# Start of Records for this exercise

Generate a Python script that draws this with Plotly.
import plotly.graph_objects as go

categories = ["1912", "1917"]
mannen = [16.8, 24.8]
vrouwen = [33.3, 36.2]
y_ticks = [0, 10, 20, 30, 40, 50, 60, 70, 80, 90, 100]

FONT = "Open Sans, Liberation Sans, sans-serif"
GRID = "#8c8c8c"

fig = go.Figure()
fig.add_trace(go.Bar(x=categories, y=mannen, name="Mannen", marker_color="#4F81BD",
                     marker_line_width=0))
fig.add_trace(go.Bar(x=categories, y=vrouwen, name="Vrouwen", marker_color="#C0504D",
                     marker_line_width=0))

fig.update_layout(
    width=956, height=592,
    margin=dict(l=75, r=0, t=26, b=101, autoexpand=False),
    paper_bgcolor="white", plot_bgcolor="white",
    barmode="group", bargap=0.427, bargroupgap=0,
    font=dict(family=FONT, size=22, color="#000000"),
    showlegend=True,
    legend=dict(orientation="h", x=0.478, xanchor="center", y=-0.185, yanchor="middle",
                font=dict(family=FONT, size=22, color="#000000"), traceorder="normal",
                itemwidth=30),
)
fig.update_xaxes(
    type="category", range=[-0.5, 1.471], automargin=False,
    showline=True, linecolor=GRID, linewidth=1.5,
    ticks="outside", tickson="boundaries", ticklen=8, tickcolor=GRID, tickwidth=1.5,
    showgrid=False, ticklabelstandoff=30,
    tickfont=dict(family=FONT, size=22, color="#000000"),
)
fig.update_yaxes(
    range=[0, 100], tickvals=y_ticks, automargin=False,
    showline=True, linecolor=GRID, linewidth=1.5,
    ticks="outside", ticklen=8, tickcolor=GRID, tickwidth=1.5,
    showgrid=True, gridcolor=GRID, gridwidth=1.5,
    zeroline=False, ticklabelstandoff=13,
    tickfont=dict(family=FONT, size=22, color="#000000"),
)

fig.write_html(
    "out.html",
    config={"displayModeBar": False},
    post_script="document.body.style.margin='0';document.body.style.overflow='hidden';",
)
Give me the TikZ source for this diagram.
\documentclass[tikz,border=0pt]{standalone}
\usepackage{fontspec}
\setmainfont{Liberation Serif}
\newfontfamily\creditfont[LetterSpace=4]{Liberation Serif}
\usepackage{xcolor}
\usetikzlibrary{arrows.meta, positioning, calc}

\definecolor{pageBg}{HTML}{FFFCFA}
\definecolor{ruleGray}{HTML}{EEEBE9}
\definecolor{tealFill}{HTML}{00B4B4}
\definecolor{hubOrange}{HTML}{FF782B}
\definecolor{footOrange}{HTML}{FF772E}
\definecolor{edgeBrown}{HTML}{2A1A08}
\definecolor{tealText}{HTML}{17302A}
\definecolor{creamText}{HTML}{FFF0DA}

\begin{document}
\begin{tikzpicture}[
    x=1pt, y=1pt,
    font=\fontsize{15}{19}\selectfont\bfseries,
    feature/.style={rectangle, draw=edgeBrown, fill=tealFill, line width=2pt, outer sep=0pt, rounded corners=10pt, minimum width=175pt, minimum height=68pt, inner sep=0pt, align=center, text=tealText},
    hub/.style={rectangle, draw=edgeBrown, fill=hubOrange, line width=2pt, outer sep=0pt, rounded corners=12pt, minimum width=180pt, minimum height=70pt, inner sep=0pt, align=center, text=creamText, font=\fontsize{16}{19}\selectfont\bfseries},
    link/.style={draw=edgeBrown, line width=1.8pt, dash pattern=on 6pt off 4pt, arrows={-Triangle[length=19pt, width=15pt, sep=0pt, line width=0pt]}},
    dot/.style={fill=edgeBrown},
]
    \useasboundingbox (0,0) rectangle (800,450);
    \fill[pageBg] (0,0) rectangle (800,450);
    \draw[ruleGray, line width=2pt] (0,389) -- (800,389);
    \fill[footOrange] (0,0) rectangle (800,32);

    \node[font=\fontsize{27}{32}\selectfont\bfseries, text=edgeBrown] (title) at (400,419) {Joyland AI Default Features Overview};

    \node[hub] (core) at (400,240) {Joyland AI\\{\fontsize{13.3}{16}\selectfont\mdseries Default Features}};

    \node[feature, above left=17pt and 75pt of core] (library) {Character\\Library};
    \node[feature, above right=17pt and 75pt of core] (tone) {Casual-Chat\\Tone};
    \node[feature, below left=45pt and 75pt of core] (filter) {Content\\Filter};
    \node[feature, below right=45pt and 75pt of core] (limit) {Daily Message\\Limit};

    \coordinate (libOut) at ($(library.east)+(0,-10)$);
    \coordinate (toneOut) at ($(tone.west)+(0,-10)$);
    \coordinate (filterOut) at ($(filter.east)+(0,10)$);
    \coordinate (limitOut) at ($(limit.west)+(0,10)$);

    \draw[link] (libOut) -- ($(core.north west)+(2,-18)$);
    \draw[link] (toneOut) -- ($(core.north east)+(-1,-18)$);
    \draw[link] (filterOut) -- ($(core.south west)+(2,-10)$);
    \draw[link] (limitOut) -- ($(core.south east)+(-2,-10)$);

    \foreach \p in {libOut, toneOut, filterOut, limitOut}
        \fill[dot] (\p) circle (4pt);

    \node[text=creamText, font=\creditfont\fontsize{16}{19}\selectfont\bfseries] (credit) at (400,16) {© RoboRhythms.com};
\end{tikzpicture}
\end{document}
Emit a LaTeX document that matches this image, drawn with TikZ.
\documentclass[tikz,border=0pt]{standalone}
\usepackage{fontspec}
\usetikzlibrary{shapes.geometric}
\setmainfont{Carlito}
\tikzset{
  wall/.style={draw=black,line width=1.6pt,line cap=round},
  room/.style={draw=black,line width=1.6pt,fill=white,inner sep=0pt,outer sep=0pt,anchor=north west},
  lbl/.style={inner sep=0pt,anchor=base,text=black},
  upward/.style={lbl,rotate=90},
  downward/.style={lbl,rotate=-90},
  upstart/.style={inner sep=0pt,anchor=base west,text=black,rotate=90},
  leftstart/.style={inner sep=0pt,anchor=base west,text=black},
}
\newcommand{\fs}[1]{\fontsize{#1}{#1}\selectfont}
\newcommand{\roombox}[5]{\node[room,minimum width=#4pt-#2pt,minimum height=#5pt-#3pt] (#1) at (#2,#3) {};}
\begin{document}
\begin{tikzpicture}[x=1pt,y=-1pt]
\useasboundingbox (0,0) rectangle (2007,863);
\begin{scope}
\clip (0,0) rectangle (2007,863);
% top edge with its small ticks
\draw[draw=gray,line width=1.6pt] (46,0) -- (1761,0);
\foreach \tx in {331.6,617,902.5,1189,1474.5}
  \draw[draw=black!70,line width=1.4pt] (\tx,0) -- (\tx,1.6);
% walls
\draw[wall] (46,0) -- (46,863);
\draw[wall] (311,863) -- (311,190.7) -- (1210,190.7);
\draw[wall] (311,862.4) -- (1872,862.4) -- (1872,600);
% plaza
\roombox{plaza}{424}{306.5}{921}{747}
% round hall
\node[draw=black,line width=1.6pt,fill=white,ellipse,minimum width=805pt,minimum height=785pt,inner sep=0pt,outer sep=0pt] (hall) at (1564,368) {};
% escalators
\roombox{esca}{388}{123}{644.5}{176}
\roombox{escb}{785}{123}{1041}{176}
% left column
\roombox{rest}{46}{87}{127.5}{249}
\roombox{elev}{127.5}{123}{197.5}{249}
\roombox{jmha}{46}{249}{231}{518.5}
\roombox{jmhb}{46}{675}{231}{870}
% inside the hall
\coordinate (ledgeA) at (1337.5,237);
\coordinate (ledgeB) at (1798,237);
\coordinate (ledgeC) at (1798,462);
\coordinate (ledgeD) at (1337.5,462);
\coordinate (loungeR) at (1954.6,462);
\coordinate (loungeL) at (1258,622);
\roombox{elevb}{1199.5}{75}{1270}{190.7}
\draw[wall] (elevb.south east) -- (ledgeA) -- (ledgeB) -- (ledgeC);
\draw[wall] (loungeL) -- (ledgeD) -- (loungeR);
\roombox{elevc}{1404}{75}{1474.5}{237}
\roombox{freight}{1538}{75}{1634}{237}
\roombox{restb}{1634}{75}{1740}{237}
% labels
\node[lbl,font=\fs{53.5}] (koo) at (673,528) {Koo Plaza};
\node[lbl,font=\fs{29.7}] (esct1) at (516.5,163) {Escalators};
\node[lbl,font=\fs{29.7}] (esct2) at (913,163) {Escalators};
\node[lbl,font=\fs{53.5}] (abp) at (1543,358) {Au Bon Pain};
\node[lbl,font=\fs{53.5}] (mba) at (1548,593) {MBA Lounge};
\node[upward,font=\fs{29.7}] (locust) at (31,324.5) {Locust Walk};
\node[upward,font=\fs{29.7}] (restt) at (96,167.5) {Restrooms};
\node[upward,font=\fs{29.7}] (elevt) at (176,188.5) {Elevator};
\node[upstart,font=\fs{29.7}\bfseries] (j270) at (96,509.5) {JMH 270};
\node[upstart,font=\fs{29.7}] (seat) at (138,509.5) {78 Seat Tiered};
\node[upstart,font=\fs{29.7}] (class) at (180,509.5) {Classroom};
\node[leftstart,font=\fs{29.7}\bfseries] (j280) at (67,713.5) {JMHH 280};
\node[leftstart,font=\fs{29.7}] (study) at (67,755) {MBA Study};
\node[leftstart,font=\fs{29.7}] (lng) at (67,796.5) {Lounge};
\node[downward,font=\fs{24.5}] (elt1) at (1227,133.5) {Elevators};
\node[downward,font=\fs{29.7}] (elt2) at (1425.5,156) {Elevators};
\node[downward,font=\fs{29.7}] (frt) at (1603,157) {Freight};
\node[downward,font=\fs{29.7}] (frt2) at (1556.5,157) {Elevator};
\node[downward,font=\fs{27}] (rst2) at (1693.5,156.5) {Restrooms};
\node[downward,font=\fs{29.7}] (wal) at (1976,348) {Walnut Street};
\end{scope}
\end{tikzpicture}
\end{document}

# End of Records for this exercise

Task statement ->
Which lines above contain the word "with"? Copy each of them.

Task response ->
Generate a Python script that draws this with Plotly.
Emit a LaTeX document that matches this image, drawn with TikZ.
% top edge with its small ticks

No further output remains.